De plus, a renchéri le délégué, la mission reporte la publication de ses rapports sur cinq incidents pour lesquels Damas avait demandé une enquête en 2017, alors même qu’elle s’est précipitée pour enquêter sur des incidents rapportés par des groupes terroristes soucieux de déformer l’image du Gouvernement syrien. « Comment, dans ces conditions, peut-on parler d’objectivité? » La Syrie, a-t-il martelé, a adhéré de son plein gré à la Convention et a détruit son stock d’armes chimiques en un temps record. Elle coopère aujourd’hui « de manière positive » avec l’OIAC, en dépit de « l’ambiance de suspicion » qui règne, compte tenu des « méthodes déséquilibrées » du Secrétariat technique. Dans ce contexte, il a appelé l’OIAC à « rectifier le tir » et à se concentrer sur la destruction rapide des arsenaux d’armes chimiques, à commencer par ceux des États-Unis, qui demeurent le seul État à n’avoir pas achevé ce processus. Il a également souhaité que l’OIAC cesse de remettre en question les engagements de ses États parties et déploie plutôt ses efforts pour obtenir que les États, qui n’ont pas encore adhéré à la Convention, le fassent dans les meilleurs délais.
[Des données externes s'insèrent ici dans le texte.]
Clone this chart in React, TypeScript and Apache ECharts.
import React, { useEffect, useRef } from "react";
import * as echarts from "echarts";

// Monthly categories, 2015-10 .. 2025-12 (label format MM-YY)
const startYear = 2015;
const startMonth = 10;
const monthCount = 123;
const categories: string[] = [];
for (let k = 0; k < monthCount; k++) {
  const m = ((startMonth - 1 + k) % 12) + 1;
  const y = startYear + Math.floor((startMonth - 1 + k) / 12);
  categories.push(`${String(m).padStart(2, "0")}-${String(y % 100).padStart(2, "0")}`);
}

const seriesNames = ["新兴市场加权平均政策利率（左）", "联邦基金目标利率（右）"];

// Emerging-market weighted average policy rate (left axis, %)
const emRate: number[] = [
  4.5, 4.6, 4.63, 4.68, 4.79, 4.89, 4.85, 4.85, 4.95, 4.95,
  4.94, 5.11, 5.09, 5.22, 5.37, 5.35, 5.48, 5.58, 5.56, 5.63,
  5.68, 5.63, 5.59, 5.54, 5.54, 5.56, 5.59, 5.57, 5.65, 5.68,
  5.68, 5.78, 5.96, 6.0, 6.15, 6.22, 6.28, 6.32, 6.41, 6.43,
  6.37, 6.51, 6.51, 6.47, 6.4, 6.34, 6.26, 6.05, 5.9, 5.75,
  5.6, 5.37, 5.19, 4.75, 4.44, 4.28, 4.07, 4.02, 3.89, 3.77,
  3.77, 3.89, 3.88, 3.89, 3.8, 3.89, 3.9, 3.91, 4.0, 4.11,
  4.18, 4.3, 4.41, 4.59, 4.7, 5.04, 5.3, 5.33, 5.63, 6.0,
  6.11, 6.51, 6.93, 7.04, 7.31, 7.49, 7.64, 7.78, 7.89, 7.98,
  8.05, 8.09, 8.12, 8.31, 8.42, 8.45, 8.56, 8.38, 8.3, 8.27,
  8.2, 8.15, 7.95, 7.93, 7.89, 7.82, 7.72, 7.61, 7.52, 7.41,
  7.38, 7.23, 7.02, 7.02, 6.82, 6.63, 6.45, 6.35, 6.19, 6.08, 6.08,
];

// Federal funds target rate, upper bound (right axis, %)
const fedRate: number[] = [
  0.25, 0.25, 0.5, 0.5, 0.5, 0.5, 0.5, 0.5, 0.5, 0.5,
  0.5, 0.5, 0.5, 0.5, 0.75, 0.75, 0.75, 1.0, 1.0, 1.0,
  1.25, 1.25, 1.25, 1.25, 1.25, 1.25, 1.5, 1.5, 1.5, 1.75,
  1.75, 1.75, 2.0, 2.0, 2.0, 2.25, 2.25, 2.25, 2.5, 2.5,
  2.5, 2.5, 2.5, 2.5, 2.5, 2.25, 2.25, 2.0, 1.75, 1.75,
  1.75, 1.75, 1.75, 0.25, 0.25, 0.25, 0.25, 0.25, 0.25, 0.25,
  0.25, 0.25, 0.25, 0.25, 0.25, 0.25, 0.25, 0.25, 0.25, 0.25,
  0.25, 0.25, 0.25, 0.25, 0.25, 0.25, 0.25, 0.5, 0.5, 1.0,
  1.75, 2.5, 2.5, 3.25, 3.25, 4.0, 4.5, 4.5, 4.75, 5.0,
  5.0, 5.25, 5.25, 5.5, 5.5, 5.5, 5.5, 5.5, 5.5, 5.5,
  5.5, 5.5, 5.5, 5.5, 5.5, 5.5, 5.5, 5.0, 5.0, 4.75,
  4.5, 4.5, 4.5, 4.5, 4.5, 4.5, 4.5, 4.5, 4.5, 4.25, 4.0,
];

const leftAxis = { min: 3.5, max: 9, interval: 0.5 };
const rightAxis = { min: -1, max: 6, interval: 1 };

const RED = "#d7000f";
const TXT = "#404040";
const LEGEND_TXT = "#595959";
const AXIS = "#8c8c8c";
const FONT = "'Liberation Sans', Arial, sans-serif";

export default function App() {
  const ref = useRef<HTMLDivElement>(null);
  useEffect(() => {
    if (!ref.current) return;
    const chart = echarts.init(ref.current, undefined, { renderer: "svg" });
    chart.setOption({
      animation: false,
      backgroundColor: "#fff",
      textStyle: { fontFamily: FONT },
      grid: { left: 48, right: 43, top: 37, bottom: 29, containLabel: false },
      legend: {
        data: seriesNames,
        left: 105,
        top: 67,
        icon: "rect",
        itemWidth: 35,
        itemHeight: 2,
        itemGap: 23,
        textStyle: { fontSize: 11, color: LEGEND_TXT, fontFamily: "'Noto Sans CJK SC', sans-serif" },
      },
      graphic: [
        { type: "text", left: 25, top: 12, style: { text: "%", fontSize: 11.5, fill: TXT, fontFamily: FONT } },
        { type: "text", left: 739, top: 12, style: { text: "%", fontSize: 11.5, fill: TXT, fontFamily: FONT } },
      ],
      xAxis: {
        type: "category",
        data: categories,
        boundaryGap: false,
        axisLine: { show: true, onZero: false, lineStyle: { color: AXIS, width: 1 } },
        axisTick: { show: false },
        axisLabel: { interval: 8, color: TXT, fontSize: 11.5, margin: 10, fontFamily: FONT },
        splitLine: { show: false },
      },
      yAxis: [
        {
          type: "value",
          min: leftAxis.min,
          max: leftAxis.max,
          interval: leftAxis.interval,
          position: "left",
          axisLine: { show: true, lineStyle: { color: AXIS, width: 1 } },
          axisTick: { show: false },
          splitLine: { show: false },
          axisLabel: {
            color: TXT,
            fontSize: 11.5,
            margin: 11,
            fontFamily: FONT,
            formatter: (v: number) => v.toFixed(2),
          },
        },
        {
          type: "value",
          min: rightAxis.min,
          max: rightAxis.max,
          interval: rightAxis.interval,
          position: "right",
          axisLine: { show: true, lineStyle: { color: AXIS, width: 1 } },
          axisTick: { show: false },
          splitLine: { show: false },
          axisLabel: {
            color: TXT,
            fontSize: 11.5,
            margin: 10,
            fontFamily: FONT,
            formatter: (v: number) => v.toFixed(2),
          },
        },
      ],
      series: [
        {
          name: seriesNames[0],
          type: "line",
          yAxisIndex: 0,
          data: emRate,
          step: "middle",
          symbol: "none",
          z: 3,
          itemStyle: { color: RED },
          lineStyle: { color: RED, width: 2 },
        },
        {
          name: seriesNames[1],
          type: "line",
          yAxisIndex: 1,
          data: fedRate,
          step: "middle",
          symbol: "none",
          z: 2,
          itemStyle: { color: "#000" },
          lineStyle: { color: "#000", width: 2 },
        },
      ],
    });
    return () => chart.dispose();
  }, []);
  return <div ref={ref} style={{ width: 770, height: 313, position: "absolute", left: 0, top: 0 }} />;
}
C’est le cas d’Israël qui possède des armes chimiques, a conclu le représentant.
En tant que « victime » des armes chimiques, la République islamique d’Iran s’est dit par la voix de sa représentante, Mme ZAHRA ERSHADI, résolument opposée à leur utilisation, appelant à la mise en œuvre intégrale et universelle de la Convention sur les armes chimiques. Elle a dénoncé la « politisation » de cet instrument juridique, de même que celle de l’OIAC, ces deux dernières années « par certaines puissances », estimant par ailleurs « satisfaisant » le degré de coopération démontré par les autorités syriennes. Considérant que les réunions du Conseil de sécurité sur la question à l’ordre du jour ne devraient pas servir à certains de ses membres d’occasion pour répéter des affirmations déjà entendues ou proférer des accusations, la délégation a proposé de ne plus tenir de séance mensuelle sur la question de l’utilisation des armes chimiques en Syrie. Avant de conclure, elle a estimé que le régime israélien devrait être contraint d’adhérer immédiatement à la Convention.
M. FERIDUN HADI SINIRLIOĞLU (Turquie) a dit attendre avec intérêt les conclusions des équipes d’enquête de l’OIAC, après que les incidents de Marea et Kafr Zeïta ont été confirmés. Il a accusé « le régime syrien » d’avoir utilisé des armes chimiques contre son propre peuple, « au moins à huit reprises ». Il a ensuite salué le professionnalisme de l’OIAC, dont la Turquie est « fière » d’être membre depuis 1997. Nous participerons, a-t-il promis, à tous les efforts visant la pleine mise en œuvre de la Convention. Il a conclu en rappelant au Conseil que le peuple syrien attend de lui le règlement de la crise.